Cinema
Dal diritto del più forte alla legge del desiderio: il regalo di Pedro
Chi si aspettava come me dal film “Dolore e Gloria” di Pedro Almodóvar l’opera riassuntiva da consegnare ai posteri resterà deluso.
Questo regista con dentro la movida postfranchista è, infatti, destinato a inventarsi sempre. Passato e futuro sono due contenitori analoghi e i suoi personaggi sono come lui: illusi o disperati ma sempre pronti a ricominciare.
Il regalo immenso di Pedro è quello riservato ai grandissimi: annodare il proprio destino artistico a quello dell’umanità.
Eh sì, sono parole grosse ma attenzione, perché, come ha detto Francesco Vezzoli in occasione della presentazione del film che lo stesso regista ha fatto alla Fondazione Prada, “Pedro ha reso universale un tema personale”.
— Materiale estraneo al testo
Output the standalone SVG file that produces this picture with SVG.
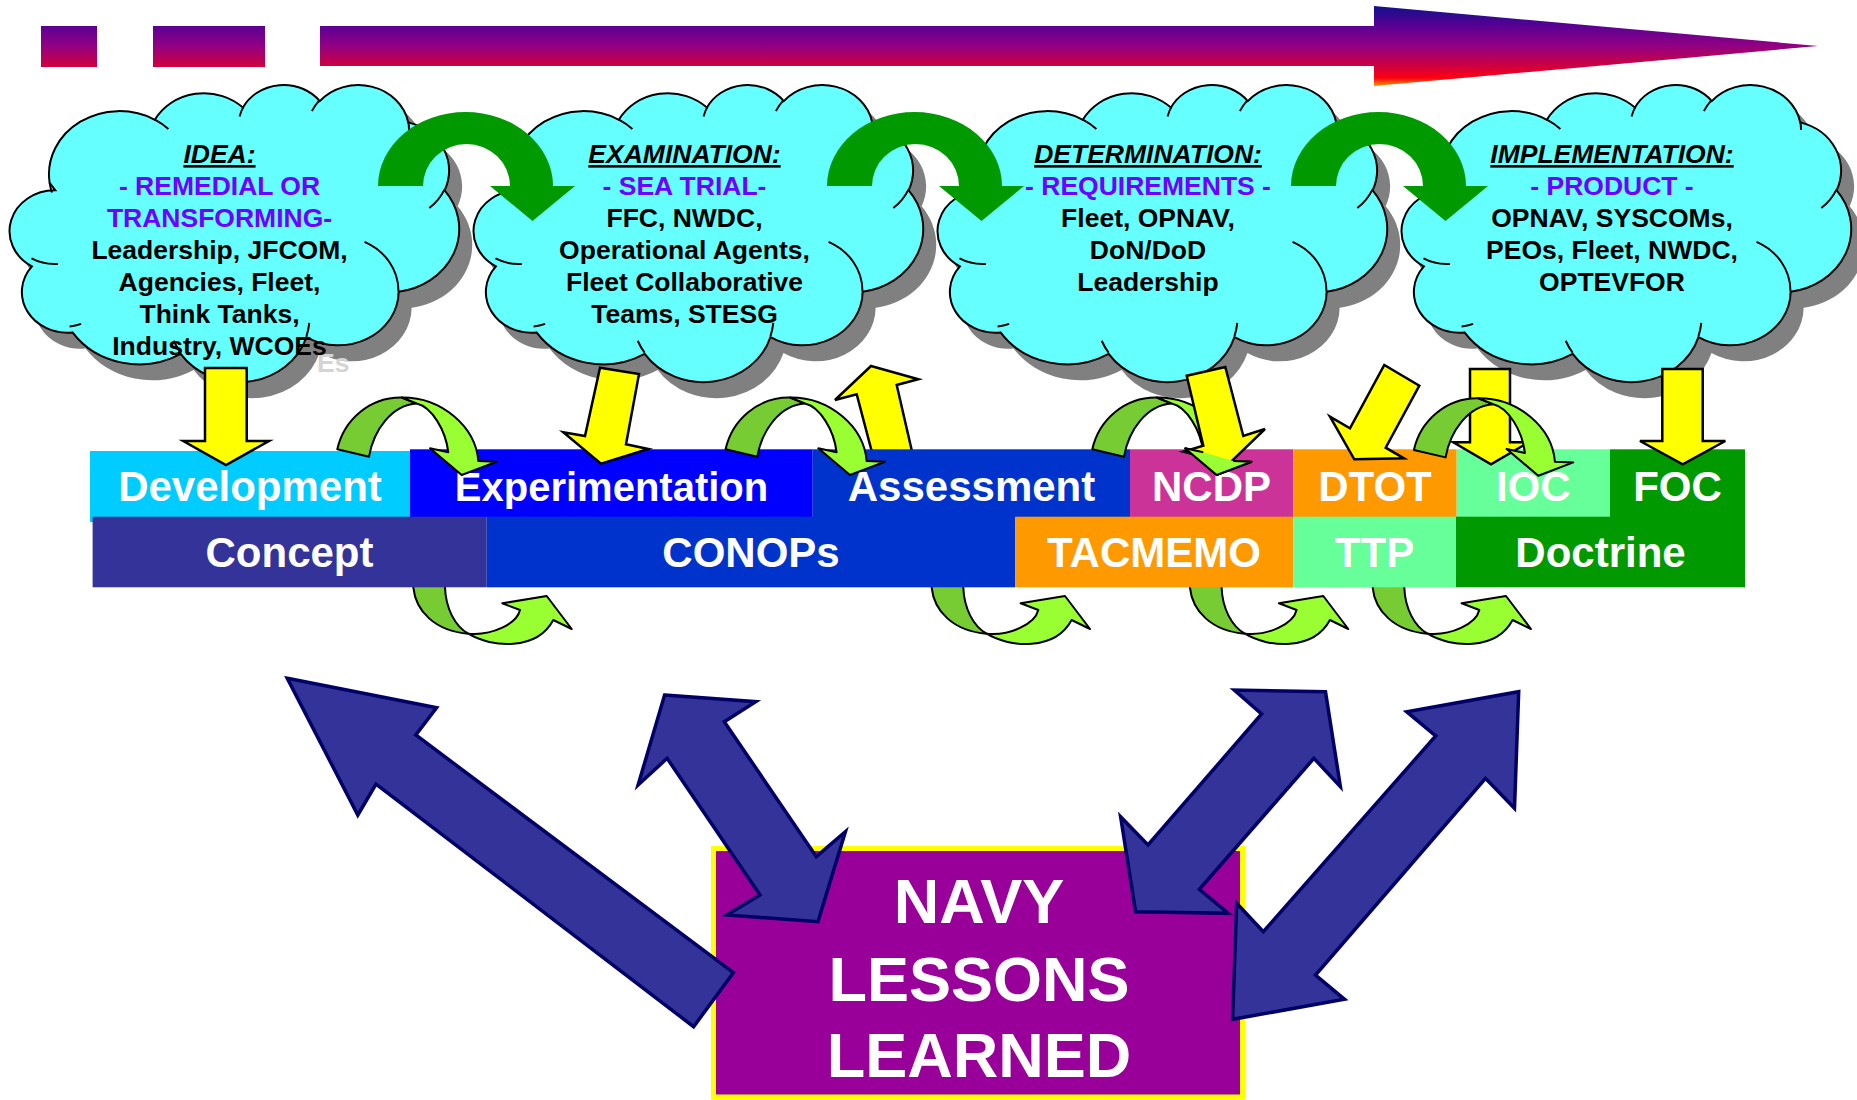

Il tema è quello dell’affrancamento nel percorso tra provincia e città delle anime che si ritrovano marchiate nei recinti paesani per poi rinascere nell’anonimato della sarabanda cittadina.
Rinascono anche quando soccombono perché conoscono la legge del desiderio, quella che Pedro ha fatto emergere condendo Fassbinder con un po’ di Hollywood ma passando per Cinecittà. Prendere l’impianto morale granitico di Fassbinder e sgretolarlo a colpi di melò, e, poiché quella del melodramma è una formula che più del neo o neo-neorealismo assomiglia alla vita, ecco che il regista creatore incide dentro la vita stessa e ne varia il corso.
La generazione almodóvariana di artisti gay (Gus Van Sant o Aldo Busi, giusto per citarne due) ha sviluppato una capacità di osservazione e rielaborazione che è appannaggio di chi è cresciuto nella clandestinità di sé: una capacità quasi quantistica di far collassare l’evento in una realtà finalmente possibile da abitare.
E noi oggi, destinatari privilegiati, cogliamo i frutti di un’indagine strepitosa e non più sommersa.